Urban art combines street art, guerrilla art, and graffiti and is often used to summarize all visual art forms arising in urban areas, often inspired by urban architecture and contemporary urban lifestyles.

Because the urban arts are characterized by existing in the public space, they are often viewed as vandalism and destruction of private property.

Although urban art started at the neighborhood level, where many people of different cultures live together, it is an international art form with an unlimited number of uses nowadays. Many urban artists travel from city to city and have social contacts all over the world. The notion of 'Urban Art' developed from street art which is primarily concerned with graffiti culture. Urban art represents a broader cross-section of artists that, in addition to covering traditional street artists working in formal gallery spaces, also cover artists using more traditional media but with a subject matter that deals with contemporary urban culture and political issues. In Paris, Le Mur is a public museum of urban art.

== In the mainstream ==
Though starting as an underground movement, urban artists like Banksy and Adam Neate have now gained mainstream status and have, in turn, propelled the urban art scene into popular culture. Perceptions have started to change as urban movements such as graffiti slowly gain acceptance from the public. A confirmation of street art's new mainstream status can be, in part, confirmed by an invitation from the Tate calling upon artists to create outdoor pieces on the Thames side of the gallery in the summer of 2008.

The band Gorillaz uses an urban art style to promote their band. The band members are animated in a graffiti style.

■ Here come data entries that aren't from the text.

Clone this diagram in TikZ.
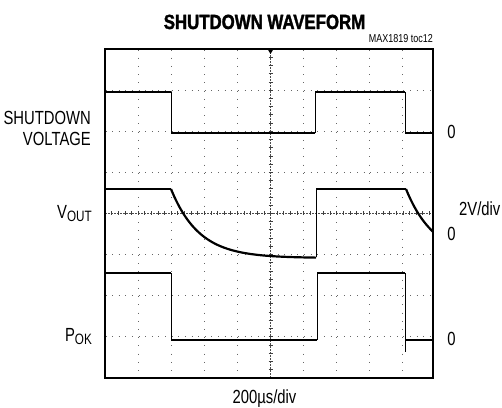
\documentclass[tikz,border=0pt]{standalone}
\usepackage{fontspec}
\setmainfont{Liberation Sans}[FakeStretch=0.78]
\newfontfamily\titlefont{Liberation Sans}[FakeStretch=0.82,FakeBold=1.6]
\begin{document}
\begin{tikzpicture}[x=1pt,y=-1pt,
  lvl/.style={line width=2.6pt},
  edg/.style={line width=0.9pt},
  frm/.style={line width=2pt},
  hgrid/.style={black!60,line width=1pt,dash pattern=on 1pt off 5.62pt,dash phase=6.12pt},
  vgrid/.style={black!60,line width=1pt,dash pattern=on 1pt off 7.22pt,dash phase=7.72pt},
  axl/.style={black!70,line width=0.6pt,dash pattern=on 1.5pt off 1.5pt},
  tck/.style={black!75,line width=0.7pt},
  lbl/.style={font=\fontsize{19}{22}\selectfont,inner sep=0pt}
]
\useasboundingbox (0,0) rectangle (502,407);
% grid
\foreach \i in {1,2,3,4,6,7,8,9}
  \draw[vgrid] ({105+33.1*\i},49) -- ({105+33.1*\i},378);
\foreach \j in {1,2,3,5,6,7}
  \draw[hgrid] (105,{49+41.1*\j}) -- (433,{49+41.1*\j});
% center axes
\draw[axl] (105,213.4) -- (433,213.4);
\draw[axl] (270.5,49) -- (270.5,378);
\foreach \k in {1,...,49}
  \draw[tck] ({105+6.62*\k},211.4) -- ++(0,4);
\foreach \k in {1,...,39}
  \draw[tck] (268.5,{49+8.22*\k}) -- ++(4,0);
% trigger marker
\fill (267.5,49) -- (273.5,49) -- (270.5,54) -- cycle;
% shutdown trace
\draw[lvl] (105,92) -- (171,92);
\draw[edg] (171,92) -- (171,133);
\draw[lvl] (171,133) -- (315,133);
\draw[edg] (315,133) -- (315,92);
\draw[lvl] (315,92) -- (405,92);
\draw[edg] (405,92) -- (405,133);
\draw[lvl] (405,133) -- (433,133);
% VOUT trace
\draw[lvl] (105,189) -- (171,189);
\draw[line width=2.2pt] plot[domain=0:145,samples=90,smooth] ({171+\x},{189+69*(1-exp(-\x/28))});
\draw[edg] (316,257.4) -- (316,189);
\draw[lvl] (316,189) -- (406,189);
\draw[line width=2.2pt] plot[domain=0:27,samples=30,smooth] ({406+\x},{189+69*(1-exp(-\x/28))});
% POK trace
\draw[lvl] (105,273) -- (171,273);
\draw[edg] (171,273) -- (171,340);
\draw[lvl] (171,340) -- (317,340);
\draw[edg] (317,340) -- (317,273);
\draw[lvl] (317,273) -- (405,273);
\draw[edg] (405,273) -- (405,352);
\draw[lvl] (405,340) -- (433,340);
% frame
\draw[frm] (105,49) rectangle (433,378);
% texts
\node[inner sep=0pt,anchor=base,font=\titlefont\bfseries\fontsize{20.5}{22}\selectfont] (title) at (264.5,29) {SHUTDOWN WAVEFORM};
\node[inner sep=0pt,anchor=base east,font=\fontsize{11.5}{13}\selectfont] (ref) at (433,42) {MAX1819 toc12};
\node[lbl,anchor=base east] (sd1) at (91,124) {SHUTDOWN};
\node[lbl,anchor=base east] (sd2) at (91,145) {VOLTAGE};
\node[lbl,anchor=base east] (vout) at (92,218) {V\raisebox{-3pt}{\fontsize{15}{16}\selectfont OUT}};
\node[lbl,anchor=base east] (pok) at (92,341) {P\raisebox{-3pt}{\fontsize{15}{16}\selectfont OK}};
\node[lbl,anchor=base] (z1) at (451.5,138) {0};
\node[lbl,anchor=base] (z2) at (451.5,240) {0};
\node[lbl,anchor=base] (z3) at (451.5,345) {0};
\node[lbl,anchor=base west] (vdiv) at (459,215) {2V/div};
\node[lbl,anchor=base] (tdiv) at (264.5,403) {200µs/div};
\end{tikzpicture}
\end{document}
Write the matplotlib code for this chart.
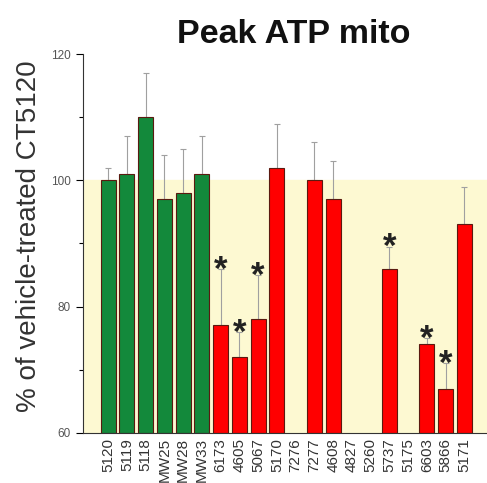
import matplotlib
matplotlib.use("Agg")
import matplotlib.pyplot as plt
import numpy as np

plt.rcParams["font.family"] = ["Liberation Sans", "DejaVu Sans"]

categories = ["5120", "5119", "5118", "MW25", "MW28", "MW33", "6173", "4605", "5067", "5170",
              "7276", "7277", "4608", "4827", "5260", "5737", "5175", "6603", "5866", "5171"]
values = [100, 101, 110, 97, 98, 101, 77, 72, 78, 102,
          np.nan, 100, 97, np.nan, np.nan, 86, np.nan, 74, 67, 93]
errors = [2, 6, 7, 7, 7, 6, 9, 4, 7, 7,
          np.nan, 6, 6, np.nan, np.nan, 3.5, np.nan, 1, 4, 6]
groups = ["ctrl"] * 6 + ["test"] * 14
significant = ["6173", "4605", "5067", "5737", "6603", "5866"]

colors = {"ctrl": "#13893b", "test": "#ff0000"}

fig = plt.figure(figsize=(4.87, 4.83), dpi=100)
ax = fig.add_axes([0.170, 0.104, 0.830, 0.784])

x = np.arange(len(categories))
ax.axhspan(60, 100, color="#fdf9d2", zorder=0)
for xi, v, e, g, c in zip(x, values, errors, groups, categories):
    if np.isnan(v):
        continue
    ax.bar(xi, v - 60, bottom=60, width=0.8, color=colors[g], edgecolor="#5a1a10",
           linewidth=0.8, zorder=2)
    ax.errorbar(xi, v, yerr=[[0], [e]], fmt="none", ecolor="#a0a0a0", elinewidth=0.8,
                capsize=2.5, capthick=0.8, zorder=1)
    if c in significant:
        ax.text(xi, v + e - 1.7, "*", ha="center", va="baseline", fontsize=25,
                fontweight="bold", color="#222222", zorder=3)

ax.set_xlim(-1.35, 20.2)
ax.set_ylim(60, 120)
ax.set_yticks([60, 80, 100, 120])
ax.set_yticks([70, 90, 110], minor=True)
ax.set_xticks(x)
ax.set_xticklabels(categories, rotation=90, fontsize=11, color="#333333")
ax.tick_params(axis="x", length=0, pad=4)
ax.tick_params(axis="y", which="major", length=5, width=0.8, labelsize=8.5, labelcolor="#555555")
ax.tick_params(axis="y", which="minor", length=3, width=0.8)
for s in ["top", "right"]:
    ax.spines[s].set_visible(False)
ax.spines["left"].set_color("#333333")
ax.spines["bottom"].set_color("#333333")
ax.set_ylabel("% of vehicle-treated CT5120", fontsize=20, color="#333333")
ax.yaxis.set_label_coords(-0.10, 0.52)
fig.text(0.604, 0.928, "Peak ATP mito", ha="center", va="center", fontsize=24.5,
         fontweight="bold", color="#111111")

fig.savefig("out.png", dpi=100)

==Notable urban artists not primarily associated with street art==
- Eberhard Bosslet
- Tom Christopher
- Guy Denning
- Burhan Dogancay
- Nick Gentry
- Dave Kinsey
- Antony Micallef
- Jonathan Yeo

==See also==
- Urban art biennial
- Urban culture
- Art graffiti
- Street Art
- Tape Art
- MONU - magazine on urbanism
- Urban Interventionism

== Urban art in Europe ==

=== Spain ===
In Spain, urban art, influenced by graffiti art and urban art from New York, was born first in the peripheral neighborhoods of large cities and in the towns of their metropolitan areas and then spread throughout the rest of the country. Currently Valencia, Madrid, Barcelona, Pontevedra, Zaragoza and Cuenca are important focuses of this discipline. The Aragonese city is a benchmark thanks to its Asalto urban culture festival, 5 which brings together artists from all over the world and performs interventions in the city. It is worth highlighting the rural city of La Bañeza, which has become the European city with the most works per square meter built.